The scene is the bathroom of Bonnard’s own home and the woman naked at her toilette is the artist’s wife, Marthe, accompanied in the foreground by their dog, Pouce. Although Marthe appears in many of Bonnard’s paintings, seldom is her face fully visible, creating a sense of casual intimacy. Bonnard painted his unstretched canvases from memory, assisted only by small sketches. His technique and his use of color—applied in seemingly spontaneous, discrete strokes—are indebted to Impressionism, but the flatness of the image and the high-pitched hues of color in this work were in deep accord with the latest modernist practices.
2011.
Publication excerpt from The Museum of Modern Art, MoMA Highlights , New York: The Museum of Modern Art, revised 2004, originally published 1999, p. 160.
The scene is the bathroom of Bonnard's own home—Le Bosquet, his house near Cannes—and the woman naked at her toilette is the artist's wife, Marthe. The choice of both space and figure, then, is intensely personal, and the work maintains a sense of privacy and even of confinement. Although Marthe appears in many of Bonnard's paintings, seldom is her face fully visible: here she bows her head low. The window is shuttered, sealing off the outside world. A painting in which the whites of bath and stool are brighter and more vibrant than the barred panel of daylight suggests claustrophobia as well as intimacy, even though Bonnard's extraordinary painted color implies the richness of the domestic and interior life.

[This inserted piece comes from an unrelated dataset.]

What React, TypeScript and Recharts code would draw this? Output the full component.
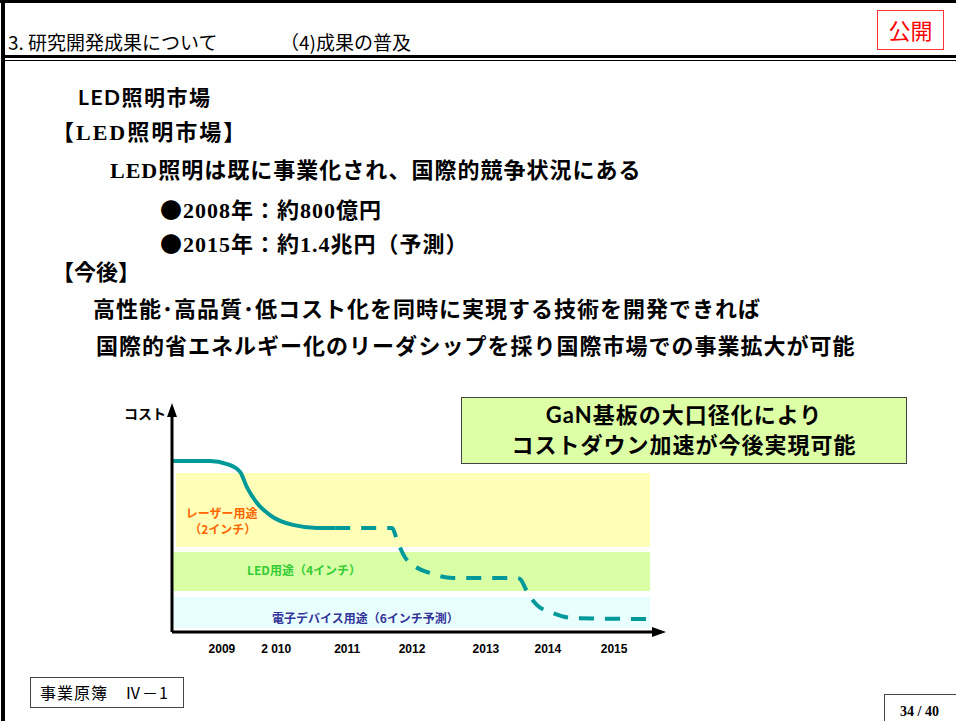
import React from "react";
import { LineChart, Line, XAxis, YAxis, ReferenceArea } from "recharts";

// 横軸の目盛り位置（0〜100 の相対時間）とラベル
const yearTicks = [10.4, 21.7, 36.5, 50.0, 65.4, 78.3, 92.1];
const yearLabels = ["2009", "2 010", "2011", "2012", "2013", "2014", "2015"];

// コスト曲線：実線部分
const solidX = [0, 7.9, 11.5, 14.2, 15.6, 17.7, 20.4, 25.2, 30.2, 34.0];
const solidY = [79.5, 79.5, 78.1, 74.4, 67.4, 60.0, 54.4, 49.8, 48.4, 48.4];

// コスト曲線：破線部分（予測）
const dashX = [34.0, 45.8, 47.1, 48.5, 50.2, 53.8, 58.5, 71.9, 72.5, 74.0, 76.0, 79.4, 83.5, 99.6];
const dashY = [48.4, 48.4, 41.4, 34.9, 31.2, 27.4, 25.1, 25.1, 24.7, 18.6, 12.6, 8.8, 6.5, 6.0];

// 用途の帯
const bandNames = ["レーザー用途", "LED用途（4インチ）", "電子デバイス用途（6インチ予測）"];
const bandNotes = ["（2インチ）", "", ""];
const bandFrom = [0.8, 0, 0];
const bandTo = [99.6, 99.6, 99.6];
const bandLow = [39.5, 19.1, 1.9];
const bandHigh = [74.0, 37.2, 16.3];

const bandFill = ["#FFFFB8", "#D9FFA6", "#E9FFFF"];
const bandText = ["#FF6600", "#33CC33", "#333399"];
const teal = "#009999";

const solidData = solidX.map((x, i) => ({ x, y: solidY[i] }));
const dashData = dashX.map((x, i) => ({ x, y: dashY[i] }));

const jp = '"Noto Sans CJK JP", sans-serif';
const serifJp = '"Liberation Serif", "Noto Sans CJK JP", serif';

function T({ x, y, size, children, style }: any) {
  return (
    <div
      style={{
        position: "absolute",
        left: x,
        top: y - size * 0.7,
        fontSize: size,
        lineHeight: `${size * 1.4}px`,
        whiteSpace: "nowrap",
        ...style,
      }}
    >
      {children}
    </div>
  );
}

const dot = <span style={{ fontFamily: jp }}>●</span>;

function BandLabel(props: any) {
  const { viewBox, idx } = props;
  const { x, y } = viewBox;
  const common = {
    fontSize: 12,
    fontWeight: 700,
    fontFamily: jp,
    fill: bandText[idx],
    dominantBaseline: "central" as const,
  };
  if (idx === 0) {
    return (
      <g>
        <text x={x + 10} y={y + 40} {...common}>
          {bandNames[0]}
        </text>
        <text x={x + 47} y={y + 56} textAnchor="middle" {...common}>
          {bandNotes[0]}
        </text>
      </g>
    );
  }
  const dx = idx === 1 ? 75 : 100;
  const dy = idx === 1 ? 17 : 21;
  return (
    <text x={x + dx} y={y + dy} {...common}>
      {bandNames[idx]}
    </text>
  );
}

function CostLabel(props: any) {
  const { x, y, width } = props.viewBox;
  return (
    <text
      x={x + width - 6}
      y={y - 4}
      textAnchor="end"
      dominantBaseline="central"
      fontSize={14}
      fontWeight={700}
      fontFamily={jp}
      fill="#000"
    >
      コスト
    </text>
  );
}

function CostChart() {
  return (
    <LineChart
      width={580}
      height={280}
      margin={{ top: 27, right: 28, bottom: 8, left: 12 }}
      style={{ position: "absolute", left: 100, top: 390 }}
    >
      {bandNames.map((n, i) => (
        <ReferenceArea
          key={n}
          x1={bandFrom[i]}
          x2={bandTo[i]}
          y1={bandLow[i]}
          y2={bandHigh[i]}
          fill={bandFill[i]}
          fillOpacity={1}
          stroke="none"
          label={<BandLabel idx={i} />}
        />
      ))}
      <XAxis
        type="number"
        dataKey="x"
        domain={[0, 100]}
        ticks={yearTicks}
        interval={0}
        tickFormatter={(v: number) => yearLabels[yearTicks.indexOf(v)]}
        height={30}
        tickLine={false}
        tickSize={6}
        tickMargin={6}
        tick={{ fontSize: 12, fontWeight: 700, fill: "#000", fontFamily: '"Liberation Sans", Arial, sans-serif' }}
        axisLine={{ stroke: "#000", strokeWidth: 3, markerEnd: "url(#arrowHead)" }}
      />
      <YAxis
        type="number"
        domain={[0, 100]}
        width={60}
        tick={false}
        tickLine={false}
        axisLine={{ stroke: "#000", strokeWidth: 3, markerStart: "url(#arrowHead)" }}
        label={CostLabel}
      />
      <Line
        data={solidData}
        dataKey="y"
        type="monotone"
        stroke={teal}
        strokeWidth={4}
        dot={false}
        activeDot={false}
        isAnimationActive={false}
      />
      <Line
        data={dashData}
        dataKey="y"
        type="monotone"
        stroke={teal}
        strokeWidth={4}
        strokeDasharray="15 11"
        dot={false}
        activeDot={false}
        isAnimationActive={false}
      />
    </LineChart>
  );
}

export default function App() {
  return (
    <div
      style={{
        position: "absolute",
        left: 0,
        top: 0,
        width: 956,
        height: 721,
        background: "#fff",
        overflow: "hidden",
        fontFamily: jp,
        color: "#000",
      }}
    >
      <svg width="0" height="0" style={{ position: "absolute" }}>
        <defs>
          <marker
            id="arrowHead"
            viewBox="0 0 14 10"
            refX="0"
            refY="5"
            markerWidth={14 / 3}
            markerHeight={10 / 3}
            orient="auto-start-reverse"
          >
            <path d="M0,0 L14,5 L0,10 z" fill="#000" />
          </marker>
        </defs>
      </svg>

      {/* 枠線 */}
      <div style={{ position: "absolute", left: 0, top: 0, width: 956, height: 3, background: "#000" }} />
      <div style={{ position: "absolute", left: 1, top: 0, width: 4, height: 721, background: "#000" }} />
      <div style={{ position: "absolute", left: 5, top: 55, width: 951, height: 3, background: "#000" }} />
      <div style={{ position: "absolute", left: 5, top: 60, width: 951, height: 1, background: "#000" }} />

      {/* ヘッダー */}
      <T x={8} y={42} size={19}>3. 研究開発成果について</T>
      <T x={280} y={42} size={19}>（4)成果の普及</T>
      <div
        style={{
          position: "absolute",
          left: 877,
          top: 10,
          width: 67,
          height: 40,
          boxSizing: "border-box",
          border: "1.5px solid #FF3333",
          color: "#FF0000",
          fontSize: 22,
          lineHeight: "37px",
          textAlign: "center",
        }}
      >
        公開
      </div>

      {/* 本文 */}
      <T x={78} y={97} size={21} style={{ fontWeight: 700, fontFamily: '"Lato", "Noto Sans CJK JP", sans-serif', letterSpacing: 1.5 }}>
        LED照明市場
      </T>
      <T x={52} y={133} size={22} style={{ fontWeight: 700, fontFamily: serifJp, letterSpacing: 2 }}>
        【LED照明市場】
      </T>
      <T x={110} y={171} size={22} style={{ fontWeight: 700, fontFamily: serifJp, letterSpacing: 1 }}>
        LED照明は既に事業化され、国際的競争状況にある
      </T>
      <T x={160} y={208} size={22} style={{ fontWeight: 700, fontFamily: serifJp, letterSpacing: 1 }}>
        {dot}2008年：約800億円
      </T>
      <T x={160} y={242} size={22} style={{ fontWeight: 700, fontFamily: serifJp, letterSpacing: 1 }}>
        {dot}2015年：約1.4兆円（予測）
      </T>
      <T x={52} y={273} size={22} style={{ fontWeight: 700, fontFamily: serifJp }}>
        【今後】
      </T>
      <T x={93} y={307} size={22} style={{ fontWeight: 700, letterSpacing: 1 }}>
        高性能･高品質･低コスト化を同時に実現する技術を開発できれば
      </T>
      <T x={96} y={344} size={22} style={{ fontWeight: 700, letterSpacing: 1 }}>
        国際的省エネルギー化のリーダシップを採り国際市場での事業拡大が可能
      </T>

      {/* 注記ボックス */}
      <div
        style={{
          position: "absolute",
          left: 461,
          top: 397,
          width: 446,
          height: 67,
          boxSizing: "border-box",
          border: "1.5px solid #444",
          background: "#DDFFA6",
          textAlign: "center",
          fontWeight: 700,
          fontSize: 22,
          lineHeight: "30px",
          paddingTop: 2,
          letterSpacing: 1,
          fontFamily: '"Lato", "Noto Sans CJK JP", sans-serif',
        }}
      >
        GaN基板の大口径化により
        <br />
        コストダウン加速が今後実現可能
      </div>

      <CostChart />

      {/* フッター */}
      <div
        style={{
          position: "absolute",
          left: 30,
          top: 677,
          width: 154,
          height: 31,
          boxSizing: "border-box",
          border: "1px solid #444",
          fontSize: 16,
          lineHeight: "29px",
          paddingLeft: 9,
          whiteSpace: "nowrap",
          letterSpacing: 1,
        }}
      >
        事業原簿　Ⅳ－1
      </div>
      <div
        style={{
          position: "absolute",
          left: 884,
          top: 694,
          width: 80,
          height: 40,
          boxSizing: "border-box",
          border: "1px solid #444",
          fontSize: 14,
          fontWeight: 700,
          fontFamily: serifJp,
          lineHeight: "34px",
          paddingLeft: 15,
          whiteSpace: "nowrap",
        }}
      >
        34 / 40
      </div>
    </div>
  );
}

Bonnard's composition is asymmetrical, darker on the right than on the left, and its human subject is off-center and out of focus. His technique and use of color emerge from Impressionism, but advance the independence of paint quality and surface from form. Indeed the work's intensity as a field of color may outweigh its descriptiveness: overlapping planes, indistinct patterns, balanced areas of coolness and warmth, and close-valued hues create a blurring of edges and textures, a shimmer. Behind the curving foreground forms, systematic grids of rectangles and lozenges create a structure of eminent logic.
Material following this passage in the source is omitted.